Pour enterrer le format Flash au cimetière des technologies dépassées, Steve Jobs a vanté le mois dernier tous les mérites du « web ouvert« , en déclarant tout l’amour qu’Apple portait pour le standard HTML5. Avec un art certain de la fumisterie, il en profitait pour y associer dans un même élan le format vidéo H.264, comme s’il était lui-même libre et ouvert, au même niveau que les standards CSS ou Javascript soutenus par Apple.

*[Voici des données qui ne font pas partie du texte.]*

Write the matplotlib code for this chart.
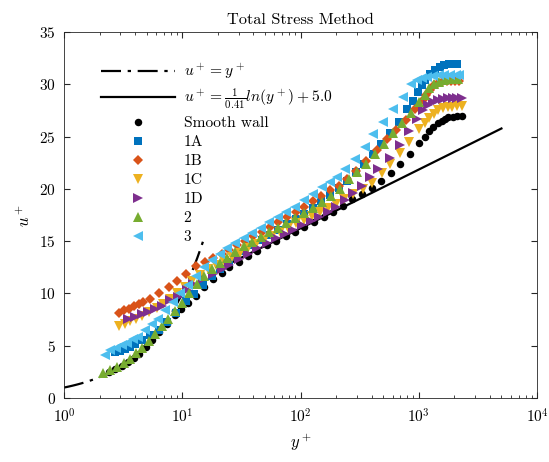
import numpy as np
import matplotlib
matplotlib.use("Agg")
import matplotlib.pyplot as plt

plt.rcParams['font.family'] = 'serif'
plt.rcParams['font.serif'] = ['cmr10', 'DejaVu Serif']
plt.rcParams['mathtext.fontset'] = 'cm'
plt.rcParams['axes.formatter.use_mathtext'] = True
plt.rcParams['font.size'] = 10

# smooth wall
yp_smooth = [2.4, 2.7, 3.1, 3.5, 3.9, 4.3, 4.9, 5.5, 6.4, 7.4, 8.6, 9.8, 11.2, 13.0, 15.4, 18.2, 21.5, 25, 30, 36,
             43, 52, 62, 75, 90, 108, 130, 157, 189, 230, 270, 328, 399, 476, 578, 692, 841, 1008, 1120, 1224,
             1324, 1459, 1560, 1662, 1780, 1954, 2120, 2300]
up_smooth = [2.5, 2.8, 3.1, 3.45, 3.85, 4.25, 4.85, 5.5, 6.3, 7.1, 7.9, 8.5, 9.1, 9.8, 10.6, 11.4, 12.0, 12.5, 13.0, 13.6,
             14.1, 14.6, 15.0, 15.5, 15.9, 16.4, 16.8, 17.3, 17.8, 18.4, 19.0, 19.5, 20.05, 20.8, 21.5, 22.4, 23.3, 24.4, 25.0, 25.5,
             25.9, 26.3, 26.5, 26.7, 26.85, 26.9, 26.95, 26.95]

# 1A
yp_1A = [2.7, 3.0, 3.3, 3.6, 4.0, 4.6, 5.3, 6.3, 7.4, 8.8, 10.7, 12.6, 15.0, 18.0, 21, 25, 29, 34, 40, 47,
         55, 65, 77, 91, 107, 127, 150, 177, 210, 248, 293, 346, 409, 483, 571, 675, 790, 900, 990, 1060,
         1120, 1240, 1370, 1500, 1650, 1790, 1950, 2110]
up_1A = [4.4, 4.5, 4.7, 4.9, 5.15, 5.5, 6.0, 6.5, 7.3, 8.1, 9.3, 9.9, 10.8, 11.7, 12.3, 13.0, 13.6, 14.1, 14.6, 15.1,
         15.6, 16.1, 16.6, 17.1, 17.6, 18.2, 18.8, 19.4, 20.1, 20.8, 21.6, 22.4, 23.3, 24.3, 25.3, 26.4, 27.6, 28.4, 29.3, 29.9,
         30.4, 31.0, 31.4, 31.7, 31.8, 31.9, 31.9, 31.9]

# 1B
yp_1B = [2.93, 3.23, 3.56, 3.93, 4.33, 4.68, 5.33, 6.39, 7.67, 9.08, 10.7, 13.1, 15.6, 18.3, 21.5, 25, 29, 34, 40, 47,
         55, 65, 77, 91, 107, 127, 150, 177, 210, 248, 293, 359, 447, 535, 641, 781, 924, 1085, 1160, 1250,
         1350, 1460, 1580, 1720, 1870, 2030, 2200]
up_1B = [8.1, 8.4, 8.55, 8.8, 9.0, 9.2, 9.5, 10.0, 10.6, 11.2, 11.9, 12.6, 13.0, 13.4, 13.8, 14.2, 14.6, 15.0, 15.45, 15.9,
         16.35, 16.8, 17.3, 17.8, 18.3, 18.8, 19.3, 19.85, 20.3, 20.9, 21.7, 22.7, 23.7, 24.8, 25.6, 26.6, 27.6, 28.5, 29.0, 29.5,
         29.9, 30.1, 30.25, 30.3, 30.3, 30.3, 30.3]

# 1C
yp_1C = [2.93, 3.28, 3.61, 4.06, 4.53, 5.2, 6.08, 6.9, 7.9, 9.1, 10.5, 12.2, 14.2, 16.6, 19.4, 22.7, 26.5, 31, 36, 42,
         49, 57, 67, 78, 91, 107, 125, 146, 171, 200, 234, 280, 339, 399, 486, 569, 692, 827, 1008, 1120,
         1224, 1340, 1460, 1600, 1750, 1920, 2100, 2300]
up_1C = [6.9, 7.1, 7.4, 7.6, 7.8, 8.2, 8.6, 9.0, 9.5, 10.0, 10.6, 11.2, 11.8, 12.3, 12.7, 13.1, 13.5, 13.9, 14.3, 14.7,
         15.1, 15.5, 15.9, 16.3, 16.7, 17.0, 17.4, 17.8, 18.2, 18.6, 19.0, 19.5, 20.0, 20.6, 21.5, 22.4, 23.4, 24.5, 25.7, 26.3,
         26.8, 27.2, 27.5, 27.7, 27.8, 27.85, 27.9, 27.9]

# 1D
yp_1D = [3.5, 3.98, 4.53, 5.16, 5.87, 6.68, 7.86, 9.24, 10.9, 12.4, 15.0, 18.3, 21.5, 25, 30, 36, 43, 52, 62, 74,
         87, 103, 122, 144, 170, 200, 236, 278, 328, 386, 455, 569, 692, 827, 960, 1080, 1200, 1320, 1450, 1600,
         1760, 1930, 2100, 2300]
up_1D = [7.6, 7.75, 8.0, 8.25, 8.55, 8.8, 9.35, 9.7, 10.3, 10.9, 11.4, 11.9, 12.3, 12.7, 13.3, 13.8, 14.3, 14.8, 15.3, 15.7,
         16.1, 16.5, 16.9, 17.35, 17.8, 18.3, 18.9, 19.6, 20.3, 21.1, 21.9, 23.0, 24.2, 25.5, 26.7, 27.5, 28.0, 28.3, 28.5, 28.6,
         28.7, 28.7, 28.7, 28.7]

# 2
yp_2 = [2.15, 2.45, 2.8, 3.2, 3.6, 4.1, 4.6, 5.2, 5.9, 6.7, 7.6, 8.7, 10.0, 11.5, 13.2, 15.3, 17.8, 20.7, 24, 28,
        33, 39, 46, 54, 64, 76, 90, 107, 127, 151, 180, 214, 255, 303, 360, 428, 509, 605, 720, 855,
        1000, 1120, 1230, 1350, 1480, 1620, 1780, 1950, 2140]
up_2 = [2.4, 2.7, 3.0, 3.35, 3.75, 4.3, 4.8, 5.45, 6.1, 6.9, 7.6, 8.3, 9.1, 10.0, 10.9, 11.7, 12.3, 12.9, 13.4, 14.0,
        14.5, 14.95, 15.4, 15.85, 16.3, 16.75, 17.2, 17.65, 18.15, 18.7, 19.3, 20.0, 20.9, 21.6, 22.4, 23.3, 24.3, 25.3, 26.3, 27.3,
        28.3, 29.0, 29.6, 30.0, 30.25, 30.4, 30.5, 30.5, 30.5]

# 3
yp_3 = [2.22, 2.45, 2.75, 3.07, 3.43, 3.85, 4.25, 4.84, 5.51, 6.27, 7.14, 8.41, 9.6, 11.2, 13.0, 15.2, 17.7, 20.7, 24, 28,
        33, 39, 46, 54, 64, 76, 90, 107, 127, 151, 176, 205, 240, 289, 350, 410, 503, 600, 737, 864,
        960, 1060, 1180, 1320, 1480, 1650, 1850, 2050, 2200]
up_3 = [4.1, 4.55, 4.8, 5.05, 5.3, 5.6, 5.8, 6.5, 7.1, 7.6, 8.4, 9.2, 10.0, 10.8, 11.7, 12.5, 13.2, 13.8, 14.3, 14.8,
        15.3, 15.8, 16.3, 16.8, 17.3, 17.8, 18.3, 18.9, 19.5, 20.2, 20.7, 21.1, 21.9, 22.9, 24.0, 25.2, 26.4, 27.6, 28.8, 30.0,
        30.4, 30.6, 30.7, 30.8, 30.9, 30.9, 30.9, 30.9, 30.9]

# reference lines
yp_visc = np.logspace(0, np.log10(15), 50)
yp_log = np.logspace(np.log10(20), np.log10(5000), 50)

fig = plt.figure(figsize=(5.49, 4.62), dpi=100)
ax = fig.add_axes([0.1166, 0.1385, 0.8616, 0.7922])

ax.plot(yp_visc, yp_visc, color='k', linestyle=(0, (9, 3, 1.5, 3)), lw=1.6, label=r'$u^+ = y^+$')
ax.plot(yp_log, np.log(yp_log) / 0.41 + 5.0, color='k', lw=1.6,
        label=r'$u^+ = \frac{1}{0.41}ln(y^+) + 5.0$')

series = [
    (yp_smooth, up_smooth, 'o', 'k', 5.4, 'Smooth wall'),
    (yp_1A, up_1A, 's', '#0072BD', 5.4, '1A'),
    (yp_1B, up_1B, 'D', '#D95319', 4.8, '1B'),
    (yp_1C, up_1C, 'v', '#EDB120', 6.5, '1C'),
    (yp_1D, up_1D, '>', '#7E2F8E', 6.5, '1D'),
    (yp_2, up_2, '^', '#77AC30', 6.5, '2'),
    (yp_3, up_3, '<', '#4DBEEE', 6.5, '3'),
]
for xs, ys, m, c, ms, lab in series:
    ax.plot(xs, ys, linestyle='none', marker=m, color=c, markersize=ms,
            markeredgewidth=0, label=lab)

ax.set_xscale('log')
ax.set_xlim(1, 1e4)
ax.set_ylim(0, 35)
ax.set_yticks(np.arange(0, 36, 5))
ax.tick_params(which='both', direction='in', top=True, right=True, colors='#262626', labelcolor='k')
ax.tick_params(which='major', length=4, labelsize=11)
ax.tick_params(which='minor', length=2.5)
ax.tick_params(axis='x', which='major', pad=7)
ax.tick_params(axis='y', which='major', pad=6)
for s in ax.spines.values():
    s.set_color('#262626')
    s.set_linewidth(0.6)

ax.set_title('Total Stress Method', fontsize=11.8)
ax.set_xlabel(r'$y^+$', fontsize=12)
ax.set_ylabel(r'$u^+$', fontsize=12)

ax.legend(loc='upper left', bbox_to_anchor=(0.064, 0.935), frameon=False, fontsize=11.2,
          handlelength=4.8, handletextpad=0.55, labelspacing=0.33, borderaxespad=0)

fig.savefig('out.png', dpi=100)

Certes, à bien relire la lettre de Steve Jobs, jamais il ne prétend que le H.264 est un format ouvert. Mais le contexte et les formules qu’il emploie sont clairement destinés à semer la confusion. Nous avons compté. Steve Jobs répète 11 fois le mot « standards » dans sa lettre. 10 fois pour parler des formats ouverts. La répétition fait naître dans l’esprit du lecteur un sentiment de synonyme entre « standard » et « ouverture ». La seule et une unique fois où Jobs ne parle pas de standard « ouvert », c’est à propos du H.264, où il parle de « standard industriel qui est utilisé sur tous les lecteurs Blu-Ray et qui a été adopté par Apple, Google (YouTube), Vimeo, Netflix, et beaucoup d’autres sociétés« . Dans sa conclusion, alors que sa lettre a défendu longuement l’utilisation du H.264 à la place du Flash, Jobs redit que « les nouveaux standards ouverts (…) l’emporteront« , ou que « l’ère du mobile est faite d’appareils à faible consommation, d’interfaces tactiles et de standards web ouvert« .

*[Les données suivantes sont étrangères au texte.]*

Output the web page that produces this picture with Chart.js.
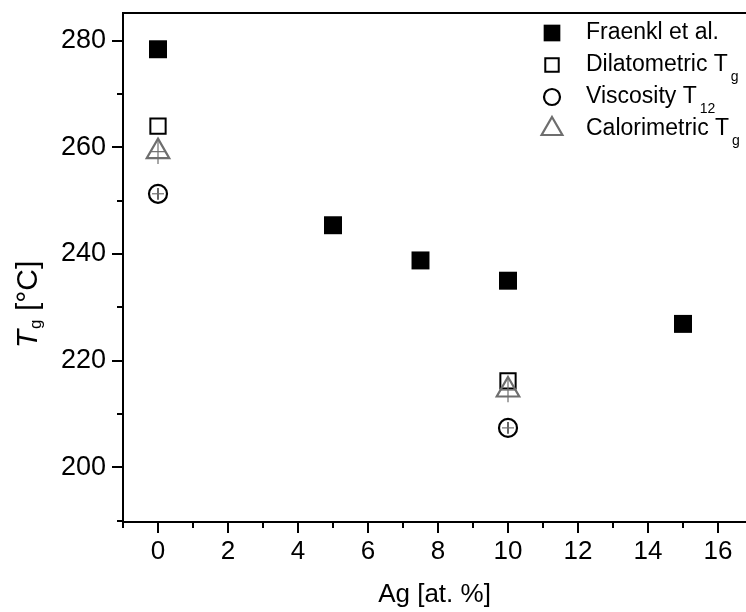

Sauf à avoir la mauvaise foi du fanboy d’Apple le plus fondamentaliste, difficile de nier que Steve Jobs tente de noyer le poisson dans un art maîtrisé de la rhétorique. La Fondation pour le Logiciel Libre n’a d’ailleurs pas manqué de rappeler les fondamentaux sur ce qu’était vraiment le web ouvert, et pourquoi le format H.264 était une menace pour le logiciel libre.

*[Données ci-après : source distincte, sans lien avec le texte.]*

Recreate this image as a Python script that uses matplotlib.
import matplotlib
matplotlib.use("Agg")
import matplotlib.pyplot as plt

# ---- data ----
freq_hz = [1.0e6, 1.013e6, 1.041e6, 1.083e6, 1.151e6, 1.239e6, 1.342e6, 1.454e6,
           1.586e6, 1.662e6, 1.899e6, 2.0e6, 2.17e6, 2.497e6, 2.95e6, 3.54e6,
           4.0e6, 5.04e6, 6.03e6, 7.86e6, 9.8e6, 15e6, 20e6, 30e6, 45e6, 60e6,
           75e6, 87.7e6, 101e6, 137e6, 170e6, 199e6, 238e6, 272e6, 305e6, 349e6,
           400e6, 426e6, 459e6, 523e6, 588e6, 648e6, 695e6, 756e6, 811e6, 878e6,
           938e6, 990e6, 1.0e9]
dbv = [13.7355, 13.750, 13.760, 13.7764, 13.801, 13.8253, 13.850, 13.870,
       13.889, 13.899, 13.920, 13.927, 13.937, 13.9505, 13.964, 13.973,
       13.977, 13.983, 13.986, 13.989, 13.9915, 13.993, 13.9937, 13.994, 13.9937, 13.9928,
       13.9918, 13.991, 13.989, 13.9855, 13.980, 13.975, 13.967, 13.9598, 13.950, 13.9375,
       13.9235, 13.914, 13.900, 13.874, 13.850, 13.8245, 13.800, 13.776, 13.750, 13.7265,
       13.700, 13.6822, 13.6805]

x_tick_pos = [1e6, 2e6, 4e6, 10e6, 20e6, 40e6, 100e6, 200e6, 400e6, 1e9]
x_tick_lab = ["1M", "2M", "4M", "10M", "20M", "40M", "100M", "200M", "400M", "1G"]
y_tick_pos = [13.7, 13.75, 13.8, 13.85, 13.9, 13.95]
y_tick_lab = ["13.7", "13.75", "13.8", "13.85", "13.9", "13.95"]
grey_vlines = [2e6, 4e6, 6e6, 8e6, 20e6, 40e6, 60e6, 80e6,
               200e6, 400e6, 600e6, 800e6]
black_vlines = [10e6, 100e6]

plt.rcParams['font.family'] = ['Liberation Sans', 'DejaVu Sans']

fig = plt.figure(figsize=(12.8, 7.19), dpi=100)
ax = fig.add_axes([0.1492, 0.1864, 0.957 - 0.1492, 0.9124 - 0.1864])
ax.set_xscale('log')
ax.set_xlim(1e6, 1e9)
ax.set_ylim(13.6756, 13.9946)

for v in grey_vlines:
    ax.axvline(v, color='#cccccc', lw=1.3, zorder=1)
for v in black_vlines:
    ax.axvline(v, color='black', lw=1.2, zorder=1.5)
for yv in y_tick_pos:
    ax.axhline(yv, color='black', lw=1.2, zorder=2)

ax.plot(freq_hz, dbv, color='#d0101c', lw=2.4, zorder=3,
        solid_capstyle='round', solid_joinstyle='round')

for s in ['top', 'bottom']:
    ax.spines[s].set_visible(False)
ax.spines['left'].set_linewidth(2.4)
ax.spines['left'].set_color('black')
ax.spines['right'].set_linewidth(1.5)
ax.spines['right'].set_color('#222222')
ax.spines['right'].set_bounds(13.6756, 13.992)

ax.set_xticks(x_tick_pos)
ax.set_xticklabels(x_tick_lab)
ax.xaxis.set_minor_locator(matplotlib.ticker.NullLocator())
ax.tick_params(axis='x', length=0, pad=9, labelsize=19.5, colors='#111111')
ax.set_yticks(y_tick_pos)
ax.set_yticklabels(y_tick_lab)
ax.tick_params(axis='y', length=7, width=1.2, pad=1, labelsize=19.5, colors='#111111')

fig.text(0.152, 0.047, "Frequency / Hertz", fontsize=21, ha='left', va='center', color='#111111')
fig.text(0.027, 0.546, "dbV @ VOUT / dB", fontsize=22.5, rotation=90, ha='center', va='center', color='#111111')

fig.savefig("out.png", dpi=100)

Au moins, on peut reconnaître à Microsoft une plus grande franchise. Sur son blog dédié à Internet Explorer, la firme de Redmond ne cache pas que le format H.264 est un format fermé soumis au paiement de licences pour son exploitation commerciale. Bien au contraire. Il assure que son choix de soutenir le H.264 plutôt qu’un autre format est une question de sécurité juridique, puisqu’au moins en ce qui concerne le H.264 toutes les cartes sont sur la table, les brevets étant tous gérés par MPEG-LA. Alors qu’en ce ce qui concerne par exemple le format Ogg Theora, la firme craint que des brevets cachés soient révélés une fois le standard largement utilisé, comme ça avait été le cas en son temps pour le format JPEG. L’argument est connu, et devrait militer surtout pour une réforme du droit des brevets.
Microsoft prétend d’autant moins que le H.264 est ouvert qu’il fait de Windows un avantage pour les développeurs qui souhaitent tirer partie du format. « En général, distribuer des encodeurs ou des décodeurs ou proposer de la vidéo payante sophistiquée exige une licence de MPEG-LA. Les applications tiers qui font simplement appel au code H.264 dans Windows (et qui n’incorporent pas le moindre code H.264 directement) sont couverts par la licence du H.264 de Microsoft« , écrit la firme. Et pour les développeurs sous Linux ? Microsoft n’en parle pas, évidemment.
De même, Microsoft dit que même si seul le H.264 sera supporté dans Internet Explorer 9 à travers le HTML5, il sera quand même possible de lire d’autres formats. « Les utilisateurs peuvent installer d’autres codecs à utiliser dans Windows Media Player et Windows Media Center. Pour les navigateurs web, les développeurs peuvent continuer à proposer des plug-ins pour que les pages web puissent lire des vidéos en utilisant ces codecs sous Windows. Par exemple, les pages web pourront toujours lire des fichiers VC-1 (Microsoft WMV) dans IE9« .
Microsoft se veut tout de même rassurant. Même si la gratuité du H.264 pour les utilisations non commerciales n’est garantie que jusqu’en 2016, la firme promet de militer au sein du MPEG-LA pour que les termes soient étendus au delà de la date fatidique. Il assure aussi que la décision de soutenir le H.264 n’a rien de financier, puisqu’il « reçoit de MPEG-LA moins de la moitié du montant qu’il paye pour les droits sur les brevets« . « Nous ne voyons pas ces brevets produire un flux financier important dans l’avenir« , indique Microsoft. Mais si ça suffit à désavantager Linux et d’autres plate-formes libres sur le marché, le bénéficie financier sera indirect, et bien réel.